World Economy

NZ Reserve Bank Facing Biggest Challenge

NZ Reserve Bank Facing Biggest ChallengeNZ Reserve Bank Facing Biggest Challenge

The Reserve Bank of New Zealand (RBNZ) is facing the biggest challenge to its mandate since it pioneered inflation targeting 25 years ago.

With polls showing national elections on Sept. 20 will be close, the main opposition Labor Party wants the central bank to target the current-account deficit in addition to inflation, and use pension contributions as a new policy tool.

“Our currency is overvalued and we’ve got structurally higher interest rates than the rest of the world,” Bloomberg quoted Labor finance spokesman David Parker as saying. “It’s time to remind ourselves that the control of inflation is in support of a stronger economy and higher growth rates, it’s not an end in itself.”

The Reserve Bank was first among developed peers to raise interest rates this year, sending the kiwi dollar to near-record levels and spurring criticism from the opposition that the policy is driving manufacturers out of business. In an effort to lower rates and weaken the currency, Labour is pledging to broaden the RBNZ’s policy goal by re-writing its main objective in the Reserve Bank of New Zealand Act of 1989.

The RBNZ will leave its benchmark rate at 3.5 percent tomorrow, according to all 13 economists in a Bloomberg News survey.

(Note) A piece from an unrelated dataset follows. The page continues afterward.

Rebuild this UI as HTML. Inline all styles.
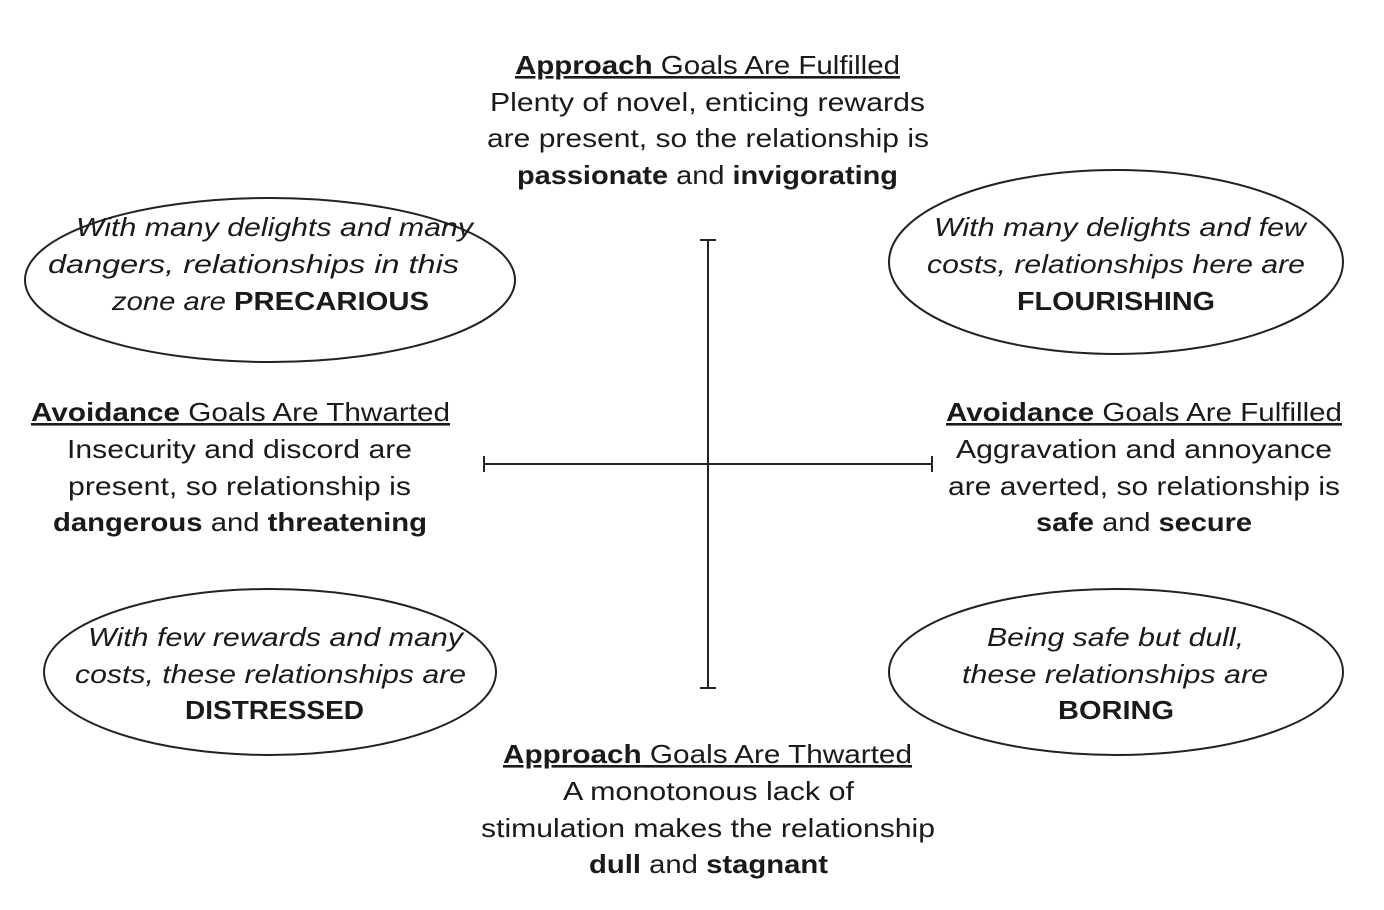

That’s higher than the biggest developed economies. Governor Graeme Wheeler, who’s raised the rate four times this year, probably will resume tightening in the first quarter of 2015, the survey shows.

Pioneer Role

After the 1989 Act made price stability the RBNZ’s main focus, it adopted an explicit inflation target in 1990, pioneering a model that is widely used today. Inflation slowed to an average of 2.2 percent in the 20 years through 2010 from 12 percent in the preceding two decades, according to data compiled by Bloomberg.

“New Zealand is held up as one of the shining lights of central banking,” said Shamubeel Eaqub, principal economist at the New Zealand Institute of Economic Research in Auckland. Labor’s changes “would be quite a big departure from where we have been, but also a departure from what others are trying to do, which is move towards our model,” he said.

Under Labor’s proposal, the bank would remain independent and retain its inflation target range of 1 percent to 3 percent. Additionally, the RBNZ would be required to maintain stable prices “in a manner which best assists in achieving a positive external balance.”